Families
Art At Home LIVE | Takao Tanabe
Wed Jun 10, 2020 | 1:30 PM
Vancouver Art Gallery
Hard-Edge Landscapes
Wednesday, June 10 | 1:30 PM
Let’s make Art At Home!
Join Christina Jones, Family Programs Coordinator, twice a month on Wednesday afternoons to hear stories about the incredible lives of artists and their approaches to art-making in a LIVE Art At Home session on Zoom.
Experience the power of storytelling through art, and discover a new activity that you can try with your family at home!
In this edition of Art At Home Live, we will take a closer look at the life of artist Takao Tanabe and explore how he creates calming, thought-provoking, abstract landscapes that show us the unique ways that he sees light and atmosphere.
Taking inspiration from Tanabe’s work, we’ll create our own hard-edge or geometric landscapes.
Experiment along with us! All you’ll need is paper, masking tape and something to add colours, like crayons, pencil crayons or markers – whatever you have at home.
Get involved! Submit questions as a family during the Zoom presentation using the Q&A function. You can also engage with your fellow attendees and host during the event using the Chat function.

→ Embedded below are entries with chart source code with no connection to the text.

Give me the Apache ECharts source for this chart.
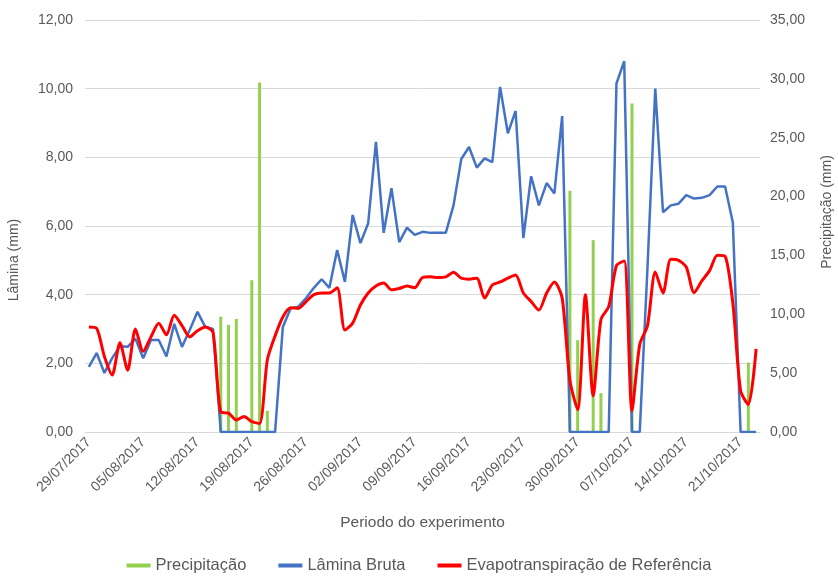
<!DOCTYPE html>
<html>
<head>
<meta charset="utf-8">
<script src="https://cdn.jsdelivr.net/npm/echarts@6/dist/echarts.min.js"></script>
<style>
html,body{margin:0;padding:0;background:#fff;}
#chart{width:838px;height:579px;}
</style>
</head>
<body>
<div id="chart"></div>
<script>
const categories = [
"29/07/2017","30/07/2017","31/07/2017",
"01/08/2017","02/08/2017","03/08/2017","04/08/2017","05/08/2017","06/08/2017","07/08/2017","08/08/2017","09/08/2017","10/08/2017",
"11/08/2017","12/08/2017","13/08/2017","14/08/2017","15/08/2017","16/08/2017","17/08/2017","18/08/2017","19/08/2017","20/08/2017",
"21/08/2017","22/08/2017","23/08/2017","24/08/2017","25/08/2017","26/08/2017","27/08/2017","28/08/2017","29/08/2017","30/08/2017","31/08/2017",
"01/09/2017","02/09/2017","03/09/2017","04/09/2017","05/09/2017","06/09/2017","07/09/2017","08/09/2017","09/09/2017","10/09/2017",
"11/09/2017","12/09/2017","13/09/2017","14/09/2017","15/09/2017","16/09/2017","17/09/2017","18/09/2017","19/09/2017","20/09/2017",
"21/09/2017","22/09/2017","23/09/2017","24/09/2017","25/09/2017","26/09/2017","27/09/2017","28/09/2017","29/09/2017","30/09/2017",
"01/10/2017","02/10/2017","03/10/2017","04/10/2017","05/10/2017","06/10/2017","07/10/2017","08/10/2017","09/10/2017","10/10/2017",
"11/10/2017","12/10/2017","13/10/2017","14/10/2017","15/10/2017","16/10/2017","17/10/2017","18/10/2017","19/10/2017","20/10/2017",
"21/10/2017","22/10/2017","23/10/2017"
];

const precipitacao = [
0,0,0,0,0,0,0,0,0,0,
0,0,0,0,0,0,0,9.8,9.1,9.6,
0,12.9,29.7,1.8,0,0,0,0,0,0,
0,0,0,0,0,0,0,0,0,0,
0,0,0,0,0,0,0,0,0,0,
0,0,0,0,0,0,0,0,0,0,
0,0,20.5,7.8,0,16.3,3.3,0,0,0,
27.9,0,0,0,0,0,0,0,0,0,
0,0,0,0,0,5.9,0
];

const laminaBruta = [
1.9,2.3,1.72,2.15,2.5,2.48,2.72,2.15,2.68,2.68,
2.2,3.15,2.48,2.97,3.5,3.06,3.0,0,0,0,
0,0,0,0,0,3.06,3.6,3.65,3.9,4.2,
4.45,4.2,5.3,4.37,6.32,5.5,6.08,8.45,5.8,7.1,
5.53,5.95,5.74,5.83,5.8,5.8,5.8,6.6,7.95,8.3,
7.7,7.97,7.86,10.05,8.7,9.35,5.65,7.45,6.6,7.25,
6.95,9.2,0,0,0,0,0,0,10.15,10.8,
0,0,4.8,10.0,6.4,6.6,6.65,6.9,6.8,6.82,
6.9,7.15,7.15,6.1,0,0,0
];

const evapotranspiracao = [
3.06,3.02,2.2,1.66,2.6,1.8,3.0,2.35,2.77,3.17,
2.83,3.4,3.1,2.77,2.95,3.06,2.9,0.58,0.55,0.35,
0.45,0.3,0.25,2.1,2.8,3.35,3.62,3.6,3.8,4.0,
4.05,4.05,4.2,2.97,3.17,3.7,4.05,4.25,4.34,4.14,
4.18,4.25,4.2,4.5,4.52,4.5,4.52,4.65,4.48,4.45,
4.48,3.9,4.28,4.37,4.48,4.57,4.05,3.8,3.55,4.05,
4.37,3.9,1.5,0.65,4.0,1.05,3.28,3.65,4.85,4.98,
0.62,2.55,3.1,4.66,4.05,5.03,5.0,4.8,4.06,4.4,
4.7,5.15,5.12,3.75,1.2,0.8,2.42
];

const seriesNames = ["Precipitação","Lâmina Bruta","Evapotranspiração de Referência"];
const leftAxisName = "Lâmina (mm)";
const rightAxisName = "Precipitação (mm)";
const xAxisName = "Periodo do experimento";

const fmt = v => v.toFixed(2).replace('.', ',');
const labelColor = '#595959';
const font = 'Liberation Sans, Arial, sans-serif';

const chart = echarts.init(document.getElementById('chart'), null, {renderer:'canvas'});
chart.setOption({
  animation:false,
  backgroundColor:'#ffffff',
  textStyle:{fontFamily:font},
  grid:{left:85, right:78, top:20, bottom:147, containLabel:false},
  legend:{
    bottom:0, left:'center', itemGap:32, itemWidth:24, itemHeight:4,
    textStyle:{fontSize:16.5, color:labelColor, fontFamily:font},
    data:[
      {name:seriesNames[0], icon:'rect'},
      {name:seriesNames[1], icon:'rect'},
      {name:seriesNames[2], icon:'rect'}
    ]
  },
  xAxis:{
    type:'category', data:categories, boundaryGap:true,
    axisTick:{show:false},
    axisLine:{lineStyle:{color:'#d9d9d9'}},
    axisLabel:{rotate:45, interval:6, fontSize:14, color:labelColor, margin:8, fontFamily:font},
    name:xAxisName, nameLocation:'middle', nameGap:83,
    nameTextStyle:{fontSize:15.5, color:labelColor, fontFamily:font}
  },
  yAxis:[
    {type:'value', min:0, max:12, interval:2,
     axisLabel:{formatter:fmt, fontSize:14, color:labelColor, margin:12, fontFamily:font},
     splitLine:{lineStyle:{color:'#d9d9d9'}},
     axisLine:{show:false}, axisTick:{show:false}},
    {type:'value', min:0, max:35, interval:5, position:'right',
     axisLabel:{formatter:fmt, fontSize:14, color:labelColor, margin:10, fontFamily:font},
     splitLine:{show:false},
     axisLine:{show:false}, axisTick:{show:false}}
  ],
  graphic:[
    {type:'text', x:14, y:260, rotation:Math.PI/2,
     style:{text:leftAxisName, fill:labelColor, font:'14px '+font, align:'center', verticalAlign:'middle'}},
    {type:'text', x:827, y:212, rotation:Math.PI/2,
     style:{text:rightAxisName, fill:labelColor, font:'14px '+font, align:'center', verticalAlign:'middle'}}
  ],
  series:[
    {name:seriesNames[0], type:'bar', yAxisIndex:1, data:precipitacao, barWidth:3,
     itemStyle:{color:'#92D050'}},
    {name:seriesNames[1], type:'line', yAxisIndex:0, data:laminaBruta, showSymbol:false, symbol:'none',
     lineStyle:{color:'#4472C4', width:2.5}, itemStyle:{color:'#4472C4'}},
    {name:seriesNames[2], type:'line', yAxisIndex:0, data:evapotranspiracao, showSymbol:false, symbol:'none',
     smooth:0.25, lineStyle:{color:'#FF0000', width:3}, itemStyle:{color:'#FF0000'}}
  ]
});
</script>
</body>
</html>
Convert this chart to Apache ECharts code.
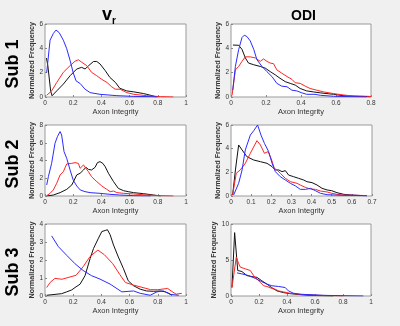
<!DOCTYPE html>
<html lang="en">
<head>
    <meta charset="UTF-8">
    <title>Axon integrity histograms</title>
    <script src="https://cdn.jsdelivr.net/npm/echarts@6/dist/echarts.min.js"></script>
    <style>
        *{margin:0;padding:0;overflow:hidden;}
        body{background:#f0f0f0;}
        #main{width:400px;height:326px;}
    </style>
</head>
<body>
<div id="main"></div>
<script>
    // [axon integrity, normalized frequency]
    var sub1VrBlue=[[0.012,2.0],[0.036,4.67],[0.059,5.22],[0.078,5.5],[0.10,5.3],[0.13,4.67],[0.154,3.97],[0.178,3.0],[0.20,2.0],[0.22,1.33],[0.25,1.1],[0.284,0.64],[0.32,0.36],[0.39,0.22],[0.51,0.11],[0.63,0.05],[0.75,0.03],[0.8,0]]
    var sub1VrRed=[[0.012,0.14],[0.047,0.5],[0.083,1.19],[0.13,2.03],[0.178,2.58],[0.213,2.94],[0.237,3.06],[0.26,2.86],[0.272,3.0],[0.296,2.58],[0.33,2.03],[0.367,1.75],[0.40,1.47],[0.44,1.19],[0.474,0.83],[0.498,0.64],[0.533,0.64],[0.58,0.36],[0.63,0.22],[0.72,0.11],[0.82,0.03],[0.91,0]]
    var sub1VrBlack=[[0.01,3.2],[0.02,2.6],[0.04,0.5],[0.05,0.1],[0.083,0.5],[0.13,1.06],[0.178,1.75],[0.225,2.3],[0.26,2.44],[0.284,2.3],[0.31,2.58],[0.344,2.92],[0.367,2.92],[0.39,2.72],[0.427,2.17],[0.46,1.61],[0.50,1.19],[0.53,0.72],[0.58,0.5],[0.63,0.42],[0.70,0.28],[0.77,0.08],[0.79,0]]

    var sub1OdiBlue=[[0.01,0.56],[0.025,2.51],[0.044,3.91],[0.063,4.89],[0.076,5.08],[0.091,4.97],[0.11,4.61],[0.13,3.91],[0.148,3.07],[0.177,2.51],[0.205,2.09],[0.234,1.68],[0.262,1.12],[0.29,0.89],[0.32,0.84],[0.348,0.56],[0.376,0.5],[0.405,0.34],[0.433,0.22],[0.48,0.22],[0.51,0.14],[0.586,0.06],[0.68,0.03],[0.776,0]]
    var sub1OdiRed=[[0.006,0.14],[0.025,2.23],[0.044,2.51],[0.063,2.93],[0.082,3.3],[0.11,3.3],[0.139,3.21],[0.167,2.93],[0.186,3.13],[0.205,2.93],[0.224,2.79],[0.243,2.74],[0.262,2.23],[0.29,1.96],[0.32,1.68],[0.348,1.45],[0.367,1.17],[0.395,1.12],[0.424,0.89],[0.452,0.7],[0.49,0.56],[0.528,0.42],[0.586,0.28],[0.64,0.17],[0.70,0.08],[0.776,0.06],[0.8,0.04]]
    var sub1OdiBlack=[[0.011,4.27],[0.044,4.25],[0.063,3.91],[0.082,3.21],[0.10,2.79],[0.13,2.65],[0.167,2.51],[0.196,2.37],[0.224,2.09],[0.253,1.82],[0.28,1.54],[0.31,1.26],[0.338,1.12],[0.367,0.98],[0.395,0.7],[0.433,0.5],[0.47,0.42],[0.51,0.34],[0.586,0.22],[0.64,0.11],[0.72,0.06],[0.795,0.03]]

    var sub2VrBlue=[[0.012,1.24],[0.024,2.18],[0.047,3.68],[0.071,5.94],[0.088,6.69],[0.107,7.26],[0.118,6.88],[0.135,5.0],[0.154,4.25],[0.178,2.93],[0.2,1.8],[0.225,1.13],[0.25,0.68],[0.284,0.49],[0.32,0.38],[0.39,0.3],[0.46,0.19],[0.53,0.11],[0.63,0.04],[0.75,0]]
    var sub2VrRed=[[0.012,0.04],[0.036,0.3],[0.059,0.68],[0.083,1.43],[0.107,2.37],[0.13,2.74],[0.154,3.61],[0.166,3.8],[0.19,3.68],[0.2,3.5],[0.213,3.76],[0.237,3.68],[0.249,3.12],[0.273,3.5],[0.29,3.12],[0.308,2.74],[0.33,2.18],[0.367,1.62],[0.403,1.13],[0.438,0.75],[0.462,0.49],[0.486,0.56],[0.51,0.38],[0.557,0.3],[0.628,0.23],[0.72,0.11],[0.82,0.04],[0.91,0]]
    var sub2VrBlack=[[0.012,0],[0.059,0.11],[0.107,0.38],[0.154,0.75],[0.19,1.24],[0.225,2.37],[0.249,2.56],[0.273,2.93],[0.29,3.23],[0.308,3.0],[0.33,2.93],[0.355,3.23],[0.372,3.76],[0.39,3.87],[0.41,3.68],[0.427,3.3],[0.45,2.56],[0.486,1.62],[0.52,0.86],[0.557,0.6],[0.59,0.49],[0.628,0.38],[0.7,0.26],[0.77,0.11],[0.82,0]]

    var sub2OdiBlue=[[0.013,0.08],[0.038,1.07],[0.055,2.2],[0.071,3.89],[0.096,5.15],[0.113,5.52],[0.132,6.0],[0.149,5.15],[0.166,4.45],[0.187,3.75],[0.204,2.76],[0.22,2.06],[0.245,1.63],[0.27,1.35],[0.295,1.07],[0.32,0.85],[0.344,0.56],[0.37,0.56],[0.394,0.65],[0.419,0.45],[0.444,0.23],[0.477,0.11],[0.543,0.06],[0.626,0.06],[0.675,0]]
    var sub2OdiRed=[[0.008,0.08],[0.026,1.92],[0.046,2.2],[0.071,2.76],[0.096,3.61],[0.129,4.68],[0.146,4.31],[0.166,3.61],[0.184,3.75],[0.199,3.18],[0.215,2.34],[0.228,2.2],[0.245,1.92],[0.27,1.49],[0.295,1.21],[0.328,1.07],[0.344,0.93],[0.369,0.73],[0.394,0.59],[0.419,0.56],[0.444,0.42],[0.477,0.34],[0.5,0.23],[0.526,0.14],[0.56,0.08],[0.626,0.06],[0.675,0.03]]
    var sub2OdiBlack=[[0.008,0.08],[0.022,2.2],[0.038,4.31],[0.055,3.89],[0.079,3.32],[0.113,3.04],[0.146,2.9],[0.179,2.76],[0.204,2.48],[0.22,2.2],[0.237,2.2],[0.253,2.06],[0.27,2.14],[0.286,1.77],[0.311,1.63],[0.336,1.49],[0.361,1.35],[0.377,1.21],[0.402,1.13],[0.427,0.93],[0.452,0.65],[0.477,0.51],[0.5,0.45],[0.526,0.28],[0.56,0.14],[0.61,0.06],[0.64,0.03]]

    var sub3VrBlue=[[0.047,3.34],[0.095,2.74],[0.154,2.26],[0.213,1.79],[0.27,1.42],[0.33,1.13],[0.39,0.94],[0.462,0.66],[0.545,0.23],[0.628,0.28],[0.675,0.15],[0.746,0.04],[0.794,0.23],[0.84,0.28],[0.89,0.09],[0.948,0.04]]
    var sub3VrRed=[[0.012,0.47],[0.036,0.75],[0.07,0.98],[0.12,0.93],[0.17,1.04],[0.22,1.15],[0.27,1.62],[0.32,2.2],[0.375,2.55],[0.42,2.3],[0.48,1.8],[0.53,1.2],[0.57,0.75],[0.63,0.6],[0.68,0.5],[0.75,0.35],[0.8,0.35],[0.87,0.42],[0.9,0.25],[0.93,0.1],[0.97,0.15]]
    var sub3VrBlack=[[0.012,0.04],[0.071,0.09],[0.118,0.13],[0.154,0.23],[0.19,0.34],[0.213,0.47],[0.249,0.66],[0.284,1.13],[0.32,2.08],[0.344,2.64],[0.379,3.21],[0.403,3.58],[0.427,3.64],[0.443,3.68],[0.462,3.4],[0.486,2.83],[0.52,2.17],[0.557,1.51],[0.59,0.85],[0.628,0.57],[0.675,0.38],[0.72,0.28],[0.77,0.26],[0.82,0.28],[0.853,0.23],[0.877,0.15],[0.9,0.04]]

    var sub3OdiBlue=[[0.043,3.21],[0.078,3.07],[0.126,2.83],[0.173,2.45],[0.22,1.98],[0.257,1.65],[0.292,1.42],[0.34,1.32],[0.387,1.18],[0.41,0.71],[0.447,0.38],[0.494,0.24],[0.565,0.19],[0.66,0.09],[0.78,0.05],[0.945,0]]
    var sub3OdiRed=[[0.007,1.18],[0.019,2.83],[0.038,5.42],[0.055,4.48],[0.067,4.0],[0.102,3.77],[0.138,3.54],[0.162,2.83],[0.185,2.36],[0.209,1.89],[0.233,1.42],[0.257,1.32],[0.292,1.04],[0.316,0.94],[0.34,0.71],[0.375,0.57],[0.42,0.38],[0.494,0.24],[0.565,0.14],[0.637,0.09],[0.73,0.05],[0.8,0]]
    var sub3OdiBlack=[[0.007,1.18],[0.026,8.8],[0.048,3.54],[0.078,3.4],[0.114,2.83],[0.15,2.69],[0.185,2.59],[0.22,2.12],[0.257,1.65],[0.29,1.18],[0.328,0.71],[0.375,0.47],[0.42,0.33],[0.494,0.19],[0.565,0.09],[0.637,0.05],[0.73,0]]

    // axis ranges per panel: [xMax, xStep, yMax, yStep]
    var panelAxes=[[1,0.2,6,2],[0.8,0.2,6,2],[1,0.2,8,2],[0.7,0.1,6,2],[1,0.2,4,1],[1,0.2,10,5]]
    var panelData=[
        [sub1VrBlue,sub1VrRed,sub1VrBlack],[sub1OdiBlue,sub1OdiRed,sub1OdiBlack],
        [sub2VrBlue,sub2VrRed,sub2VrBlack],[sub2OdiBlue,sub2OdiRed,sub2OdiBlack],
        [sub3VrBlue,sub3VrRed,sub3VrBlack],[sub3OdiBlue,sub3OdiRed,sub3OdiBlack]
    ]
    var rowLabels=['Sub 1','Sub 2','Sub 3']
    var lineColors=['#2b2bff','#ff2424','#111111']

    var boxes=[[45,24,141,73],[231,24,140,73],[45,125,141,71],[231,125,141,71],[45,224,141,72],[231,224,140,72]]

    var grid=[],xAxis=[],yAxis=[],series=[]
    for (var i=0;i<6;i++){
        var b=boxes[i],ax=panelAxes[i]
        grid.push({left:b[0],top:b[1],width:b[2],height:b[3],show:true,backgroundColor:'#fff',borderColor:'#9a9a9a',borderWidth:1})
        xAxis.push({type:'value',gridIndex:i,min:0,max:ax[0],interval:ax[1],
            name:'Axon Integrity',nameLocation:'middle',nameGap:10,
            nameTextStyle:{fontSize:7.5,color:'#333',fontFamily:'Liberation Sans'},
            axisLine:{show:false},axisTick:{inside:true,length:2,lineStyle:{color:'#888'}},
            splitLine:{show:false},
            axisLabel:{fontSize:6.5,color:'#333',margin:3,fontFamily:'Liberation Sans',
                formatter:function(v){return +v.toFixed(1)+''}}})
        yAxis.push({type:'value',gridIndex:i,min:0,max:ax[2],interval:ax[3],
            name:'Normalized Frequency',nameLocation:'middle',nameGap:7,
            nameTextStyle:{fontSize:7.2,color:'#333',fontWeight:'bold',fontFamily:'Liberation Sans'},
            axisLine:{show:false},axisTick:{inside:true,length:2,lineStyle:{color:'#888'}},
            splitLine:{show:false},
            axisLabel:{fontSize:6.5,color:'#333',margin:2,fontFamily:'Liberation Sans'}})
        for (var k=0;k<3;k++){
            series.push({type:'line',xAxisIndex:i,yAxisIndex:i,data:panelData[i][k],
                showSymbol:false,lineStyle:{color:lineColors[k],width:1},z:3-k})
        }
    }

    var graphic=[]
    var rowCenters=[64,164,272]
    for (var r=0;r<3;r++){
        graphic.push({type:'text',x:13,y:rowCenters[r],rotation:Math.PI/2,
            style:{text:rowLabels[r],fontSize:18,fontWeight:'bold',fill:'#000',
                fontFamily:'Liberation Sans',align:'center',verticalAlign:'middle'}})
    }

    var chart=echarts.init(document.getElementById('main'),null,{renderer:'canvas'})
    chart.setOption({
        backgroundColor:'#f0f0f0',
        animation:false,
        title:[
            {text:'{a|v}{b|r}',left:97,top:1,textStyle:{rich:{
                a:{fontSize:18,fontWeight:'bold',fontFamily:'Liberation Sans',color:'#000',verticalAlign:'bottom',lineHeight:18},
                b:{fontSize:10,fontWeight:'bold',fontFamily:'Liberation Sans',color:'#000',verticalAlign:'bottom',lineHeight:18,padding:[0,0,-2,0]}}}},
            {text:'ODI',left:286,top:4,textStyle:{fontSize:14,fontWeight:'bold',fontFamily:'Liberation Sans',color:'#000'}}
        ],
        grid:grid,xAxis:xAxis,yAxis:yAxis,series:series,graphic:graphic
    })
</script>
</body>
</html>
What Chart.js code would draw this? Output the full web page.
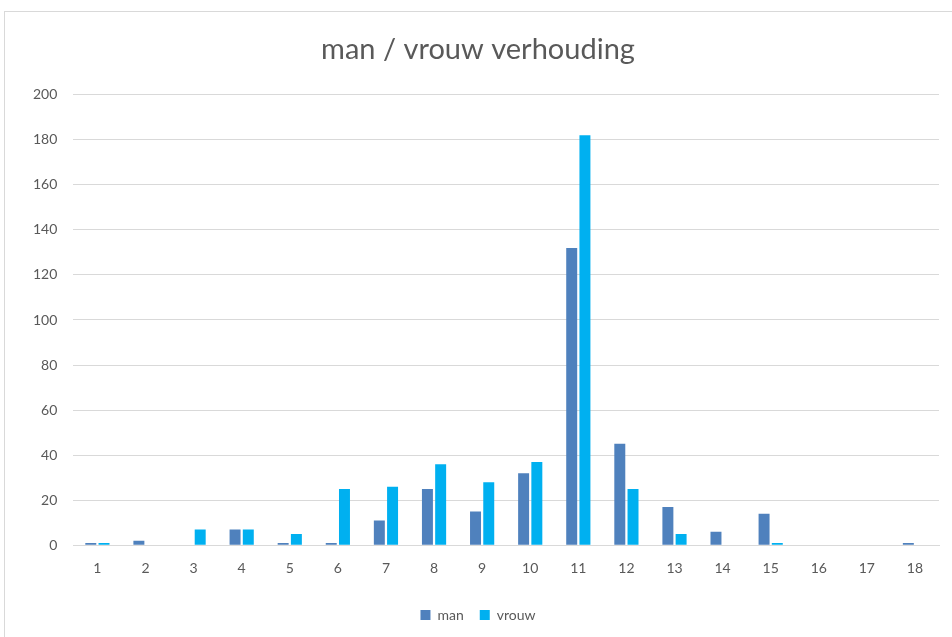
<!DOCTYPE html>
<html>
<head>
<meta charset="utf-8">
<script src="https://cdn.jsdelivr.net/npm/chart.js@4/dist/chart.umd.min.js"></script>
<style>
    body { margin: 0; background: #fff; overflow: hidden; }
    #frame {
        position: absolute; left: 4px; top: 11px;
        width: 960px; height: 640px;
        border: 1px solid #d9d9d9; box-sizing: border-box;
    }
    #wrap { position: absolute; left: 0; top: 0; width: 948px; height: 626px; }
</style>
</head>
<body>
<div id="frame"><div id="wrap"><canvas id="barChart"></canvas></div></div>
<script>
// categories + series
const categories = ['1', '2', '3', '4', '5', '6', '7', '8', '9', '10', '11', '12', '13', '14', '15', '16', '17', '18'];
const manValues = [1, 2, 0, 7, 1, 1, 11, 25, 15, 32, 132, 45, 17, 6, 14, 0, 0, 1];
const vrouwValues = [1, 0, 7, 7, 5, 25, 26, 36, 28, 37, 182, 25, 5, 0, 1, 0, 0, 0];

const fontFamily = 'Lato, "Open Sans", sans-serif';
const textColor = '#595959';

const config = {
    type: 'bar',
    data: {
        labels: categories,
        datasets: [{
            label: 'man',
            data: manValues,
            backgroundColor: '#4f81bd',
            categoryPercentage: 0.55,
            barPercentage: 0.83
        }, {
            label: 'vrouw',
            data: vrouwValues,
            backgroundColor: '#00b0f0',
            categoryPercentage: 0.55,
            barPercentage: 0.83
        }]
    },
    options: {
        responsive: true,
        maintainAspectRatio: false,
        animation: false,
        layout: {
            padding: { left: 12, right: 14, top: 8, bottom: 6 }
        },
        plugins: {
            title: {
                display: true,
                text: 'man / vrouw verhouding',
                color: textColor,
                font: { family: fontFamily, size: 29, weight: 'normal' },
                padding: { top: 12, bottom: 28 }
            },
            legend: {
                position: 'bottom',
                labels: {
                    color: textColor,
                    font: { family: fontFamily, size: 14 },
                    boxWidth: 10,
                    boxHeight: 10,
                    padding: 16
                }
            },
            tooltip: { enabled: false }
        },
        scales: {
            x: {
                grid: { display: false, drawTicks: false },
                border: { color: '#d9d9d9' },
                ticks: {
                    color: textColor,
                    font: { family: fontFamily, size: 14 },
                    padding: 15
                }
            },
            y: {
                min: 0,
                max: 200,
                grid: { color: '#d9d9d9', drawTicks: false },
                border: { display: false },
                ticks: {
                    stepSize: 20,
                    color: textColor,
                    font: { family: fontFamily, size: 14 },
                    padding: 16
                }
            }
        }
    }
};

new Chart(document.getElementById('barChart'), config);
</script>
</body>
</html>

New to Zoom? Learn how to register and attend a webinar here »
ABOUT THE ARTIST
Takao Tanabe is one of the most important landscape painters in Canadian art and a tireless supporter of the visual arts in Canada. He has long been identified with the landscape, but his approach to this subject matter has radically changed over the course of his career. Senior Curator Emeritus Ian M. Thom has described him as the “poet of the ocean shore.”
Born in 1926, in the small fishing settlement of Seal Cove, near Prince Rupert, BC, Tanabe and his family were unfortunately among those of Japanese ancestry “resettled” during the Second World War. Tanabe eventually moved farther inland, joining his brother in Winnipeg. There, immediately following the war, he attended the Winnipeg School of Art. After graduating, Tanabe returned to Vancouver in 1949, and, over the next few years, he travelled to New York, Europe and Japan to study art. During this time, he taught both commercial art and painting at the Vancouver School of Art (now Emily Carr University of Art + Design) and eventually became Head of the Art Department and Artist-in-Residence at the Banff School of Fine Arts in 1973. Tanabe chose to explore the prairies that were familiar to him and produced a major series of prairie landscapes, pared down to two elements: land and sky. In 1980, Tanabe moved to Vancouver Island, where he took up permanent residence and turned his attention to the coastal landscape.
Tanabe has exhibited his work internationally and is the recipient of several honorary degrees, as well as the Order of British Columbia, the Order of Canada and the Governor General’s Award.